Adults rarely use erasers, just like we rarely use pencils. But we're not learning math for the first time. If we come across a multiplication problem we can't calculate in our head, we calculate it on our phone. If we don't know how to spell a word, we type it into the computer seven different ways until the squiggly red spell check line goes away. And that's fine for adults. We have the basic tools to understand where we went wrong. We could do the work with a pencil. That just takes too long for us. And, anyway, we've forgotten where we put all our pencils.
... kids are still learning the basic tools. And for that, it helps to use a tool that's pretty basic.

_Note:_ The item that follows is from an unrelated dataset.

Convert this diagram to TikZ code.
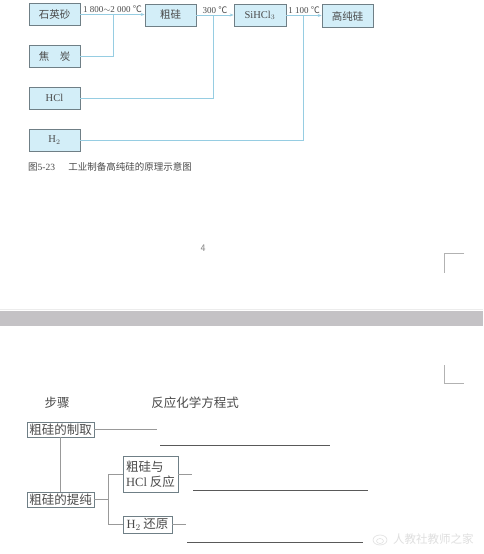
\documentclass[tikz,border=0pt]{standalone}
\usepackage{fontspec}
\setmainfont{Liberation Serif}
\newfontfamily\cjk{Noto Sans CJK SC}
\usetikzlibrary{arrows.meta}
\definecolor{boxfill}{HTML}{D3EEF8}
\definecolor{boxline}{HTML}{6F7F86}
\definecolor{flowline}{HTML}{96CDE2}
\definecolor{inkgray}{HTML}{4A4A4A}
\definecolor{bandgray}{HTML}{C4C2C5}
\begin{document}
\begin{tikzpicture}[x=1pt,y=-1pt,
  procbox/.style={draw=boxline,line width=0.7pt,fill=boxfill,minimum width=51pt,minimum height=22pt,inner sep=0pt,font=\fontsize{10.5}{12}\selectfont,text=inkgray},
  flow/.style={draw=flowline,line width=0.8pt},
  flowarrow/.style={flow,-{Stealth[length=4pt,width=3pt]}},
  templabel/.style={anchor=south,inner sep=1pt,font=\fontsize{9}{10}\selectfont,text=inkgray},
  stepbox/.style={draw=boxline,line width=0.6pt,inner sep=1.5pt,font=\cjk\fontsize{12.5}{15}\selectfont,text=inkgray},
  thin/.style={draw=gray!80,line width=0.5pt},
  blank/.style={draw=gray!70!black,line width=0.6pt}]
\useasboundingbox (0,0) rectangle (483,554);
\fill[white] (0,0) rectangle (483,554);

% ---- upper flow chart ----
\node[procbox] (sand) at (54.5,14.5) {\cjk 石英砂};
\node[procbox] (cusi) at (170.5,15) {\cjk 粗硅};
\node[procbox,minimum width=52pt] (sihcl) at (260,15.5) {SiHCl$_3$};
\node[procbox,minimum height=23pt] (pure) at (347.5,16) {\cjk 高纯硅};
\node[procbox] (coke) at (54.5,56) {\cjk 焦\quad 炭};
\node[procbox] (hcl) at (54.5,98) {HCl};
\node[procbox] (htwo) at (54.5,140) {H$_2$};

\draw[flowarrow] (sand.east) -- (sand.east -| cusi.west) node[midway,templabel] (t1) {1 800$\sim$2 000 {\cjk ℃}};
\draw[flowarrow] (cusi.east) -- (cusi.east -| sihcl.west) node[midway,templabel] (t2) {300 {\cjk ℃}};
\draw[flowarrow] (sihcl.east) -- (sihcl.east -| pure.west) node[midway,templabel] (t3) {1 100 {\cjk ℃}};

\coordinate (j1) at (113,14.5);
\coordinate (j2) at (213,15);
\coordinate (j3) at (303,15.5);
\draw[flow] (coke.east) -| (j1);
\draw[flow] (hcl.east) -| (j2);
\draw[flow] (htwo.east) -| (j3);

\node[anchor=west,inner sep=0pt,text=inkgray,font=\fontsize{9.5}{11}\selectfont] (cap) at (28,167) {{\cjk 图}5-23\hspace{1.4em}{\cjk 工业制备高纯硅的原理示意图}};

% ---- page footer / separator ----
\node[text=gray,font=\sffamily\fontsize{10}{11}\selectfont] (pg) at (203,248) {4};
\draw[gray!60,line width=0.6pt] (464,253) -- (444,253) -- (444,273);
\fill[bandgray] (0,311) rectangle (483,326);
\draw[gray!15,line width=0.6pt] (0,309.5) -- (483,309.5);
\draw[gray!60,line width=0.6pt] (444,365) -- (444,383) -- (464,383);

% ---- lower outline ----
\node[text=inkgray,font=\cjk\fontsize{12.5}{15}\selectfont] (hstep) at (57,403) {步骤};
\node[text=inkgray,font=\cjk\fontsize{12.5}{15}\selectfont] (hequ) at (195,403) {反应化学方程式};

\node[stepbox,minimum width=67pt,minimum height=15pt] (s1) at (60.5,429.5) {粗硅的制取};
\node[stepbox,minimum width=67pt,minimum height=15pt] (s2) at (60.5,499.5) {粗硅的提纯};
\node[stepbox,minimum width=55pt,minimum height=36pt,align=left] (s3) at (150.5,474) {粗硅与\\{\rmfamily HCl} 反应};
\node[stepbox,minimum width=49pt,minimum height=17pt] (s4) at (147.5,524.5) {{\rmfamily H$_2$} 还原};

\draw[thin] (s1.south) -- (s2.north);
\coordinate (b) at (108,499.5);
\draw[thin] (s2.east) -- (b);
\draw[thin] (s3.west) -- (s3.west -| b) |- (s4.west);

\coordinate (e1) at (157,429.5);
\coordinate (e3) at (192,474);
\coordinate (e4) at (186,524.5);
\draw[thin] (s1.east) -- (e1);
\draw[thin] (s3.east) -- (e3);
\draw[thin] (s4.east) -- (e4);

\draw[blank] (160,445) -- (330,445);
\draw[blank] (193,490) -- (368,490);
\draw[blank] (187,542) -- (363,542);

% watermark
\draw[gray!25,line width=0.6pt] (380,540) ellipse (7pt and 5pt);
\draw[gray!25,line width=0.5pt] (380,541) ellipse (3.5pt and 2.5pt);
\node[anchor=west,text=gray!25,inner sep=0pt,font=\cjk\fontsize{11.5}{13}\selectfont] (wm) at (393,539) {人教社教师之家};
\end{tikzpicture}
\end{document}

In Renee Howard's third grade class, there are plenty of modern technologies to help kids. They have a Smart Board, computers, even a microphone to help the quieter kids be heard when reading aloud.
I asked Howard the other day if she thought tablets would be worth it for her kids? Whether she felt like nine-year-olds could handle the technology?
"I can only imagine that it would go really well," she said. "Because enough of them play with their own smartphone or their parents' smartphone."
She told me many of her students have iPads at home. She doesn't even own an iPad. Getting 28 iPads for her classroom wouldn't be cheap.
As Howard points out: "They don't just magically appear."
I have no doubt that expensive technologies can help get kids engaged, and help them learn in new ways. I've certainly seen how excited kids are when they get to use the smart board in Howard's class.
But kids learn in lots of ways. And if you're looking for the technology that delivers the most bang for the buck, you can't beat a pencil.